Cela n’impressionne en rien Francisco qui, au risque d’être vu comme un « réactionnaire » comme le lui fait remarquer Angelita, sa femme (p. 15), tient tête à son contradicteur et ne craint pas de perdre tout crédit aux yeux de ses proches. Le voici donc qui met en pratique ses valeurs et qui s’engage dans une large philanthropie. Ce faisant, il devient « le symbole de « l’être » cap-verdien et à travers lui, la mémoire de la nation » (p. 12). D’anti-modèle qu’il était au regard des responsables du gouvernement, il devient le modèle à suivre en matière d’humanité. Loin d’être dévoyé par rapport aux mots d’ordre officiels, il apparaît comme le point de ralliement de tous ses concitoyens. Par ce biais, il retrouve son nom et prénom identitaires mais aussi celui qui lui est communément attribué soit Chiquinho de Caleijao. Cette dénomination, d’abord violemment écartée par Francisco, est maintenant acceptée. Elle suscite même une expansion sémantique puisqu’elle sert à désigner « un personnage collectif et symbolique, représentant tous les Chiquinhas Chiquinhos originaires de l’archipel » (p. 12).

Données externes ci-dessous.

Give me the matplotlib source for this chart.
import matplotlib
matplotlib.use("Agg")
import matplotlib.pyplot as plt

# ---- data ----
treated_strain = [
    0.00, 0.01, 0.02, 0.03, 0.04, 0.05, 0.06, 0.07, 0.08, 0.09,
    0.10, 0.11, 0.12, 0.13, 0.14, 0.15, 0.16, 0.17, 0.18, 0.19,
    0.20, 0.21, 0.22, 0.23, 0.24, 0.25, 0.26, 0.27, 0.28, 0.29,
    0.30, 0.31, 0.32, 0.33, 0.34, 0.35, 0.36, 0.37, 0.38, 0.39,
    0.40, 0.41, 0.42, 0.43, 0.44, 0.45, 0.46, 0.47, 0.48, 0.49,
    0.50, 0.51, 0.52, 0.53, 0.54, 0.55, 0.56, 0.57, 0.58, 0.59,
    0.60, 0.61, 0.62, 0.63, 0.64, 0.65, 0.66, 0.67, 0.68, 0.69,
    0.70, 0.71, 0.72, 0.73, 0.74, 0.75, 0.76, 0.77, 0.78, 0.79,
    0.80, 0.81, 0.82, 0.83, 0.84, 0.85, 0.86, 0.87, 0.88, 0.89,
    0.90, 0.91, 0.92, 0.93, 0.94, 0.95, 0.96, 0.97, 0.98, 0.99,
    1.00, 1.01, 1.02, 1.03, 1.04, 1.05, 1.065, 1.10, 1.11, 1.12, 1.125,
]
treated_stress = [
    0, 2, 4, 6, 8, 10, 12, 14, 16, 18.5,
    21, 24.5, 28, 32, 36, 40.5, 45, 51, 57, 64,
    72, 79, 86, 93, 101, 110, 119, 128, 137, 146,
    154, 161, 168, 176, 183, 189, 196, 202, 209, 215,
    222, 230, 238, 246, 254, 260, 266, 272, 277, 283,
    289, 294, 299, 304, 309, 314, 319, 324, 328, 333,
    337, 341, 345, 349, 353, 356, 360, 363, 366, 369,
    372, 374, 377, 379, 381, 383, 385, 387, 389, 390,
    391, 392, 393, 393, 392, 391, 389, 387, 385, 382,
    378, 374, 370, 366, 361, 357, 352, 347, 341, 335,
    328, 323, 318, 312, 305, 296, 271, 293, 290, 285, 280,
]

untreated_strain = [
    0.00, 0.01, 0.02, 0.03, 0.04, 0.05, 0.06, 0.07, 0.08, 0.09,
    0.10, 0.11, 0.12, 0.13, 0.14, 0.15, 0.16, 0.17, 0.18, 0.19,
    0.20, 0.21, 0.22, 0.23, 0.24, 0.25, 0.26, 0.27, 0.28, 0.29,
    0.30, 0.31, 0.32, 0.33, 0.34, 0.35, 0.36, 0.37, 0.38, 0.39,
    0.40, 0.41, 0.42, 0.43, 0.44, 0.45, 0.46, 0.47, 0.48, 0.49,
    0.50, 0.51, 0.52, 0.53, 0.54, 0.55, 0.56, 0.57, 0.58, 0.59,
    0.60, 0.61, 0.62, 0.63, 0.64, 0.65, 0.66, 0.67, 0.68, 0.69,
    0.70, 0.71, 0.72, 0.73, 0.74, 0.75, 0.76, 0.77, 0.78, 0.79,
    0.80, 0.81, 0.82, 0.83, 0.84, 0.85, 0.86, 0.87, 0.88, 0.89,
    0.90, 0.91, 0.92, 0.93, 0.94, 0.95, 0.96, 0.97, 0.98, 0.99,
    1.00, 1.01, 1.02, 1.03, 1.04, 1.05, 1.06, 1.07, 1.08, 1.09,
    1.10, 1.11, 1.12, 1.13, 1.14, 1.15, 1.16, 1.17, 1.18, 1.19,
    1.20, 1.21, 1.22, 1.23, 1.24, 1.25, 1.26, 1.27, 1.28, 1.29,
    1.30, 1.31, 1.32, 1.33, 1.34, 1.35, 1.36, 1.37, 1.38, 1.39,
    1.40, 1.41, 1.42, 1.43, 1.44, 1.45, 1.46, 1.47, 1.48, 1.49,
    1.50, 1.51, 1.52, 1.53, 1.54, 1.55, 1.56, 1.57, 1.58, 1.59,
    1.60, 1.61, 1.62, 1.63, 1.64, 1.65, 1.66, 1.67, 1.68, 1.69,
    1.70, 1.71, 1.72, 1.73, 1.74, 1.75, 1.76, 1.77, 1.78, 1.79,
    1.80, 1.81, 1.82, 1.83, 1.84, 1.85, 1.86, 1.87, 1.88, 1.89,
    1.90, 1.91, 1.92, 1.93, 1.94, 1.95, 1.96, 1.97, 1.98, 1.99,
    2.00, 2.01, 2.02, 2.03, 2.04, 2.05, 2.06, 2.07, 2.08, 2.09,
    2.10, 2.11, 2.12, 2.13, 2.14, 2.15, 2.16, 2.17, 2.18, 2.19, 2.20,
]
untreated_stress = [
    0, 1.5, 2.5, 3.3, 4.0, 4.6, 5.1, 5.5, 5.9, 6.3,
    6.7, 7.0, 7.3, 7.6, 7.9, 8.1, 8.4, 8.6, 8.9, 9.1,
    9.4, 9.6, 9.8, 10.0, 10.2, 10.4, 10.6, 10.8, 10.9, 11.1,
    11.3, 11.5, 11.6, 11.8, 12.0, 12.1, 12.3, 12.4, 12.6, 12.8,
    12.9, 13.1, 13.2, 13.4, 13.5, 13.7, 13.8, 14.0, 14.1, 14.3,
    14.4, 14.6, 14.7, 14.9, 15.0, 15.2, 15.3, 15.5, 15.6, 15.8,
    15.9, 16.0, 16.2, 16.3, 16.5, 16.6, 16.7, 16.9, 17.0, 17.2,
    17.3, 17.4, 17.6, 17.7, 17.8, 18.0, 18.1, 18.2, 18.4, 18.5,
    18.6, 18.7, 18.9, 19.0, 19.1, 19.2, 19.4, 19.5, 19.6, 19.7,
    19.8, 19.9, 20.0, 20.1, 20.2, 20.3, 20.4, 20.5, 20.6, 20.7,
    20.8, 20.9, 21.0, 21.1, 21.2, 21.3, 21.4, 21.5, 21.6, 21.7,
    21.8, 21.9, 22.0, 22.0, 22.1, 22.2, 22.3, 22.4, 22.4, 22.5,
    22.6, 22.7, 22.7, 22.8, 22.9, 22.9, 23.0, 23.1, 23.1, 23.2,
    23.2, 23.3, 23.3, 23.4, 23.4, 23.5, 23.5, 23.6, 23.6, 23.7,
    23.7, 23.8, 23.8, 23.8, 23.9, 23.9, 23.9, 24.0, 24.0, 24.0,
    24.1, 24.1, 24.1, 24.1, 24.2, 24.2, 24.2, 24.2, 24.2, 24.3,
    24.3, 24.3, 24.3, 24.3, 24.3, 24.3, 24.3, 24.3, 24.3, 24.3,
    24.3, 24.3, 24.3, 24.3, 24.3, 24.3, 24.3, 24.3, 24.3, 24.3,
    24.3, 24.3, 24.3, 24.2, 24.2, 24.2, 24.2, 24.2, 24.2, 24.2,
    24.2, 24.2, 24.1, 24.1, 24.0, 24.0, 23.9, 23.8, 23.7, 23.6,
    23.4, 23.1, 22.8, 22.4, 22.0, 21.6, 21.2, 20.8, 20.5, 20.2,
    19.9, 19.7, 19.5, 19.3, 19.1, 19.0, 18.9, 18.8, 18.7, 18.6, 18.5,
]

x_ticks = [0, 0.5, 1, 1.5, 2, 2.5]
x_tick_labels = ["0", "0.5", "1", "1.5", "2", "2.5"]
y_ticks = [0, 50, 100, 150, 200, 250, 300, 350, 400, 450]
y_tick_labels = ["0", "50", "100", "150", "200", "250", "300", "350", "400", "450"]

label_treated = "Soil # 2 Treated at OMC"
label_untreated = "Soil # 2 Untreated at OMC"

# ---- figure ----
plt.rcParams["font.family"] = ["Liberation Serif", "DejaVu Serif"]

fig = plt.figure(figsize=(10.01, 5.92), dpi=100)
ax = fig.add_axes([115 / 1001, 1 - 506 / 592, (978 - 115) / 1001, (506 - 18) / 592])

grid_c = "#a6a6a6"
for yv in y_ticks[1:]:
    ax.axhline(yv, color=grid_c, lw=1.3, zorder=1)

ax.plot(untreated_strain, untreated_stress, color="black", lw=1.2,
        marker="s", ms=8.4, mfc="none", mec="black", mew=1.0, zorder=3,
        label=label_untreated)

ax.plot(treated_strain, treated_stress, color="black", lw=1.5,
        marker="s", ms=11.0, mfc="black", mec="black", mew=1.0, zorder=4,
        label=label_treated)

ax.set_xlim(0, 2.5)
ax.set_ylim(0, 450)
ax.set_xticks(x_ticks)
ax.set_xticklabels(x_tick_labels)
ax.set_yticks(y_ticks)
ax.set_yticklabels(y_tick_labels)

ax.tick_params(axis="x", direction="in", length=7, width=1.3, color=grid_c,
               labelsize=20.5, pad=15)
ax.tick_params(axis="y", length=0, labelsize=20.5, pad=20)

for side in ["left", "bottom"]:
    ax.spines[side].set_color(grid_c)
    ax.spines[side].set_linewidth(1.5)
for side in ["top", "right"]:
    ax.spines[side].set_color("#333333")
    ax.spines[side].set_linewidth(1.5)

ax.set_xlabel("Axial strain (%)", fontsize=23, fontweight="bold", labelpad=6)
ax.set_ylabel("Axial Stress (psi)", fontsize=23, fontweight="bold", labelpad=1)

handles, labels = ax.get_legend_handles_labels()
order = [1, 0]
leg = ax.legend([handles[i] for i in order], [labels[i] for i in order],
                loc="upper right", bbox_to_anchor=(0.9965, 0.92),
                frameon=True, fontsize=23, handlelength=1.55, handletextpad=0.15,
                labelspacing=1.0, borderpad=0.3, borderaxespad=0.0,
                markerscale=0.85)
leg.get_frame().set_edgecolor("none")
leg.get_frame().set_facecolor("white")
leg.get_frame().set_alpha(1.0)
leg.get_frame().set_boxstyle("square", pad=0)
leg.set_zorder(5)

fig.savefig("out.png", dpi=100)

L’édification de ce statut s’effectue lentement et elle demande patience et détermination chez qui veut réaliser ce niveau de projet caritatif qui innerve l’existence du héros. Il note par exemple que sa réussite scolaire engendre chez ses anciens camarades d’école une jalousie tenace.

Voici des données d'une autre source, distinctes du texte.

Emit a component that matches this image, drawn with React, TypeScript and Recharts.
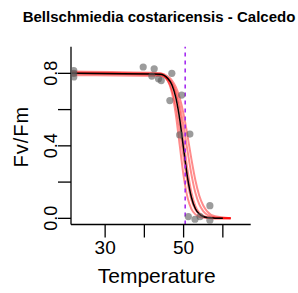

Plus tard, devenus militants, ils le considèrent comme un opposant à l’indépendance et font de lui un ennemi du régime (p. 58). Ces jugements sont aux antipodes de son vouloir. Ces contretemps ne parviennent pas à détourner Francisco de son entreprise ; le séjour à l’étranger (qu’il appelle son « exil » (p. 41) l’aura conforté dans son intention d’approfondir les habitudes, les croyances, les rapports avec les ancêtres, les règles de vie sociale de ses congénères. Son intérêt pour les gens de sa terre se lit dans les notations descriptives concernant le milieu maritime, tel chemin dans la forêt, telle petite boutique d’alimentation ou encore les repas qu’il a trouvés chez un ami ou un membre de sa famille. Son désir de faire le bien se voit corroboré par « la figure fascinante » d’Osvaldo Alcântara, pseudonyme de Baltazar Lopes, l’auteur de Chiquinho, roman qui a fait date dans la production littéraire cap-verdienne et cofondateur de la revue Claridade, qui a cédé par testament son mobilier, sa bibliothèque personnelle et trois chambres dans sa maison pour les étudiants ou étudiantes de condition modeste. Réitérer ce geste inscrit Francisco dans le sillage prestigieux d’une gloire littéraire et simultanément d’une personnalité rassemblant les qualités majeures de l’homme.

Toutes ces données ont un impact certain sur le nom du protagoniste. Jusqu’à présent, il se nommait Francisco Soares, maintenant, le voici pourvu d’un petit nom suivi de son lieu de naissance. Chiquinho induit une nuance affective que reflète l’intitulé des lettres de remerciements adressées à Francisco par les bénéficiaires de ses largesses. L’indication du lieu de vie est la marque spécifique de l’individu pour la communauté dans laquelle il a vu le jour et où il a vécu pendant ses jeunes années. Par la démarche qui a été la sienne, notre héros s’approprie une manière de s’auto-nommer qu’il avait violemment réfutée quand il se trouvait devant le « camarade délégué ». Cette disparition du patronyme fait place à un pseudo nom propre qui conditionne une nouvelle identité, plus authentique car pleinement représentative de l’être du protagoniste.

Pierrette et Gérard Chalendar

[1] José J. Cabral, Destino Aziago, Imprensa Nacional, Casa da Moeda, Lisboa, 272 pages.

[2] Erving Goffman, Stigmate. Les usages sociaux des handicaps (1963) – traduction Les Editions de Minuit, 1975, p. 75.

[3] Alain Badiou, Le Siècle, Le Seuil, 2005, p. 151.